By including exhaustive information from 7685 pregnant women and 108 midwives from 20 midwifery practices plus data from 299 other primary care midwifery practices, the DELIVER study has led to a rich and substantial dataset which will allow description of various aspects of maternity care from the perspectives of midwives as well as their clients, clients' partners, and other relevant maternity care providers, making it a multidisciplinary study.

Clients from ethnic minority groups were underrepresented in the pilot study, mainly because the questionnaire was only available in Dutch at that time. In the main study, many protocol adjustments and additional actions were executed to increase the response rate of this specific population: printed questionnaires were developed in Dutch and English and services of an interview bureau were enlisted to conduct telephone interviews in Turkish and Arabic. The inclusion of Dutch-speaking clients as well as non-Dutch speaking clients who could understand English, Turkish or Arabic in the main study, increased the external validity of the results because it enabled the four largest non-Western minority groups in the Netherlands to participate (women from Moroccan, Turkish, Surinamese and Antillean origin) as well as many other minority women who speak English.

The use of on-line questionnaires, which were used for the client questionnaires, was very advantageous because built-in checks and a logical follow-up of questions led to a low rate of missing data or errors (e.g., women could only give one answer and within the pre-set range of possible answers), and data could easily be uploaded to SPSS. However, in order to improve response rates for the client questionnaires, the clients were offered a choice between electronic and print questionnaires in either Dutch or English. The fact that many clients used this opportunity (25% of the completed questionnaires after labour were print questionnaires) indicates that this was a useful option to include.

The video recordings that we made of 310 client consults by 23 midwives in six practices provide unique data, and this method of data collection has hardly ever been used before in midwifery care research. It is probably the optimal way to objectively evaluate the daily practice of midwives.

Because not all data have been analysed yet, we cannot currently give insight in the strengths and weaknesses of the maternity care system in the Netherlands regarding the quality, organisation and accessibility of primary care midwifery. In process of time, results of the DELIVER study will describe the current level of service, which is the first step to improve midwifery care.
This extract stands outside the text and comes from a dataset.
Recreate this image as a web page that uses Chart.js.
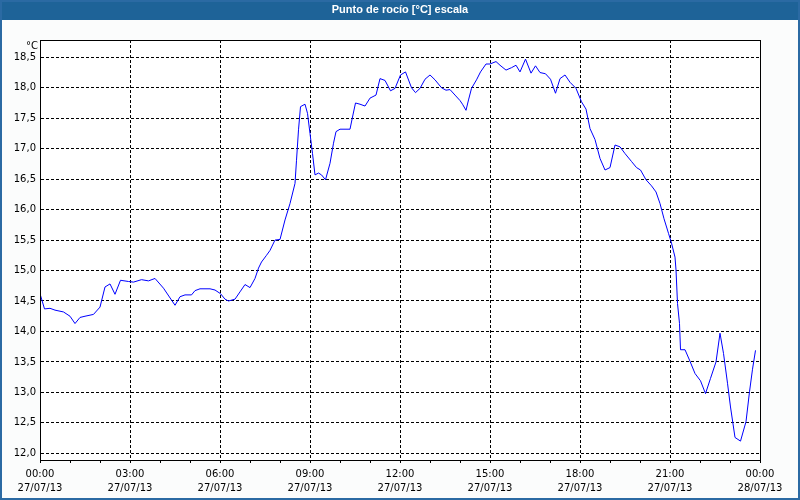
<!DOCTYPE html>
<html><head><meta charset="utf-8">
<script src="https://cdn.jsdelivr.net/npm/chart.js@4/dist/chart.umd.min.js"></script>
<style>html,body{margin:0;padding:0;background:#fff}#wrap{width:800px;height:500px;position:relative}</style>
</head><body><div id="wrap"><canvas id="c" width="800" height="500"></canvas></div>
<script>
const chartTitle = 'Punto de rocío [°C] escala';
const unitLabel = '°C';

const times = [
 '00:00','00:09','00:20','00:30','00:47','01:00','01:10','01:20','01:30','01:47',
 '02:00','02:10','02:20','02:30','02:41','02:57','03:07','03:23','03:37','03:50',
 '04:07','04:30','04:40','04:50','05:03','05:10','05:20','05:40','05:50','06:01',
 '06:10','06:17','06:30','06:40','06:50','07:00','07:10','07:17','07:23','07:33',
 '07:40','07:50','08:00','08:10','08:20','08:30','08:33','08:37','08:41','08:50',
 '08:55','09:00','09:05','09:10','09:17','09:23','09:31','09:40','09:47','09:52',
 '10:00','10:20','10:25','10:31','10:40','10:50','11:00','11:12','11:20','11:30',
 '11:41','11:50','12:01','12:11','12:23','12:31','12:40','12:50','13:00','13:10',
 '13:23','13:32','13:40','13:50','14:00','14:05','14:12','14:17','14:23','14:33',
 '14:41','14:52','15:00','15:12','15:20','15:32','15:43','15:52','16:00','16:11',
 '16:22','16:31','16:40','16:51','17:01','17:11','17:20','17:30','17:40','17:52',
 '18:03','18:12','18:20','18:30','18:40','18:50','19:00','19:10','19:20','19:30',
 '19:43','19:53','20:01','20:12','20:23','20:32','20:40','20:48','20:57','21:03',
 '21:10','21:12','21:15','21:19','21:21','21:30','21:39','21:50','22:01','22:11',
 '22:21','22:32','22:40','22:47','22:55','23:01','23:10','23:21','23:32','23:39',
 '23:45','23:51'
];
const dewPoint = [
 14.62,14.37,14.38,14.35,14.32,14.25,14.13,14.23,14.25,14.28,
 14.40,14.73,14.78,14.61,14.84,14.82,14.81,14.85,14.83,14.87,
 14.71,14.43,14.57,14.60,14.60,14.67,14.70,14.70,14.68,14.62,
 14.53,14.50,14.53,14.65,14.77,14.72,14.87,15.04,15.14,15.25,
 15.33,15.50,15.51,15.83,16.10,16.43,16.81,17.31,17.69,17.73,
 17.58,17.25,16.92,16.57,16.60,16.57,16.49,16.76,17.09,17.28,
 17.32,17.32,17.52,17.75,17.73,17.70,17.83,17.88,18.15,18.12,
 17.95,17.99,18.21,18.26,18.00,17.92,17.99,18.14,18.21,18.13,
 18.00,17.96,17.97,17.88,17.79,17.73,17.63,17.80,17.99,18.13,
 18.26,18.39,18.39,18.43,18.37,18.29,18.33,18.37,18.26,18.47,
 18.24,18.36,18.25,18.23,18.14,17.91,18.15,18.21,18.09,17.99,
 17.77,17.65,17.33,17.15,16.84,16.65,16.69,17.06,17.03,16.92,
 16.79,16.69,16.65,16.49,16.39,16.29,16.10,15.85,15.61,15.45,
 15.22,15.01,14.46,14.13,13.70,13.70,13.53,13.31,13.19,12.98,
 13.23,13.50,13.97,13.64,13.15,12.76,12.26,12.20,12.52,13.01,
 13.38,13.69
];

const yTickValues = [12.0,12.5,13.0,13.5,14.0,14.5,15.0,15.5,16.0,16.5,17.0,17.5,18.0,18.5];
const yTickLabels = ['12,0','12,5','13,0','13,5','14,0','14,5','15,0','15,5','16,0','16,5','17,0','17,5','18,0','18,5'];
const yMin = 11.89, yMax = 18.784;

const xTickHours = [0,3,6,9,12,15,18,21,24];
const xTickTimes = ['00:00','03:00','06:00','09:00','12:00','15:00','18:00','21:00','00:00'];
const xTickDates = ['27/07/13','27/07/13','27/07/13','27/07/13','27/07/13','27/07/13','27/07/13','27/07/13','28/07/13'];
const xMinorHours = [0,1,2,3,4,5,6,7,8,9,10,11,12,13,14,15,16,17,18,19,20,21,22,23,24];

const toHours = s => { const p = s.split(':'); return (+p[0]) + (+p[1]) / 60; };
const points = times.map((t, i) => ({ x: toHours(t), y: dewPoint[i] }));

const FONT = 'DejaVu Sans';

const framePlugin = {
  id: 'frame',
  beforeDraw(chart) {
    const ctx = chart.ctx, a = chart.chartArea;
    ctx.save();
    ctx.fillStyle = '#fbfcfc';
    ctx.fillRect(0, 0, chart.width, chart.height);
    ctx.fillStyle = '#1e6398';
    ctx.fillRect(0, 0, chart.width, 20);
    ctx.fillStyle = '#ffffff';
    ctx.fillRect(a.left, a.top, a.right - a.left, a.bottom - a.top);
    ctx.restore();
  },
  afterDraw(chart) {
    const ctx = chart.ctx, a = chart.chartArea;
    ctx.save();
    ctx.strokeStyle = '#000';
    ctx.lineWidth = 1;
    ctx.strokeRect(Math.round(a.left) + 0.5, Math.round(a.top) + 0.5, Math.round(a.right - a.left), Math.round(a.bottom - a.top));
    ctx.fillStyle = '#000';
    ctx.font = '10px "' + FONT + '"';
    ctx.textAlign = 'right';
    ctx.textBaseline = 'middle';
    ctx.fillText(unitLabel, a.left - 2, a.top + 6);
    ctx.strokeStyle = '#2b6aa3';
    ctx.lineWidth = 2;
    ctx.strokeRect(1, 1, chart.width - 2, chart.height - 2);
    ctx.restore();
  }
};

new Chart(document.getElementById('c'), {
  type: 'line',
  data: {
    datasets: [{
      data: points,
      borderColor: '#0000ff',
      borderWidth: 1,
      pointRadius: 0,
      tension: 0,
      fill: false
    }]
  },
  options: {
    responsive: false,
    devicePixelRatio: 1,
    animation: false,
    parsing: false,
    layout: { padding: { left: 0, right: 0, top: 0, bottom: 0 } },
    plugins: {
      legend: { display: false },
      tooltip: { enabled: false },
      title: {
        display: true,
        text: chartTitle,
        color: '#ffffff',
        font: { family: 'Liberation Sans', weight: 'bold', size: 11 },
        padding: { top: 3.4, bottom: 23.4 }
      }
    },
    scales: {
      x: {
        type: 'linear',
        min: 0, max: 24,
        afterBuildTicks: s => { s.ticks = xMinorHours.map(v => ({ value: v })); },
        afterFit: s => { s.height = 40; },
        ticks: {
          autoSkip: false, maxRotation: 0, minRotation: 0,
          color: '#000', padding: 4,
          font: { family: FONT, size: 10, lineHeight: 1.4 },
          callback: v => { const i = xTickHours.indexOf(v); return i >= 0 ? [xTickTimes[i], xTickDates[i]] : ''; }
        },
        grid: {
          color: c => (c.tick && xTickHours.indexOf(c.tick.value) >= 0) ? '#000' : 'rgba(0,0,0,0)',
          tickColor: '#000', tickLength: 3, lineWidth: 1
        },
        border: { display: true, color: '#000', width: 1, dash: [3, 2] }
      },
      y: {
        type: 'linear',
        min: yMin, max: yMax,
        afterBuildTicks: s => { s.ticks = yTickValues.map(v => ({ value: v })); },
        afterFit: s => { s.width = 40; },
        ticks: {
          color: '#000', padding: 4,
          font: { family: FONT, size: 10 },
          callback: v => { const i = yTickValues.findIndex(t => Math.abs(t - v) < 1e-6); return i >= 0 ? yTickLabels[i] : ''; }
        },
        grid: { color: '#000', drawTicks: false, lineWidth: 1 },
        border: { display: true, color: '#000', width: 1, dash: [3, 2] }
      },
      yRight: {
        type: 'linear', position: 'right', display: true,
        min: 0, max: 1,
        afterFit: s => { s.width = 40; },
        ticks: { display: false },
        grid: { display: false, drawTicks: false },
        border: { display: false }
      }
    }
  },
  plugins: [framePlugin]
});
</script></body></html>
The DELIVER study provides unique data on the activities of midwives, the variation between them and the evaluation of their care by clients and other maternity care providers. These data will enhance awareness among midwives about the care they give and this in itself may change clinical practice. For example, the results will show how many ultrasound scans women have on average and how this number varies between midwifery practices. If the variation is large, this will likely initiate a debate on when ultrasound is indicated. Secondly, the data from the client questionnaires will provide information on areas of care that could be improved. The Dutch Organisation of Midwives might use the results when developing their practice guidelines. Thirdly, if changes are introduced in midwifery practice, a repetition of the DELIVER study can show the extent to which these changes have materialised by making a comparison between the results of the first and second DELIVER study.

Certainly, the DELIVER study will enhance evidence-based practice in primary midwifery care in the Netherlands. And regarding the current global discussion about the organisation of maternity care (e.g. place of birth), this study provides a reliable basis for future research.


The multicenter multidisciplinary DELIVER study provides an extensive database with nationally representative data on the quality of primary care midwifery in the Netherlands. This study will support evidence-based practice in primary care midwifery in the Netherlands and will contribute to a better understanding of the maternity care system and provide scientific knowledge for improvement.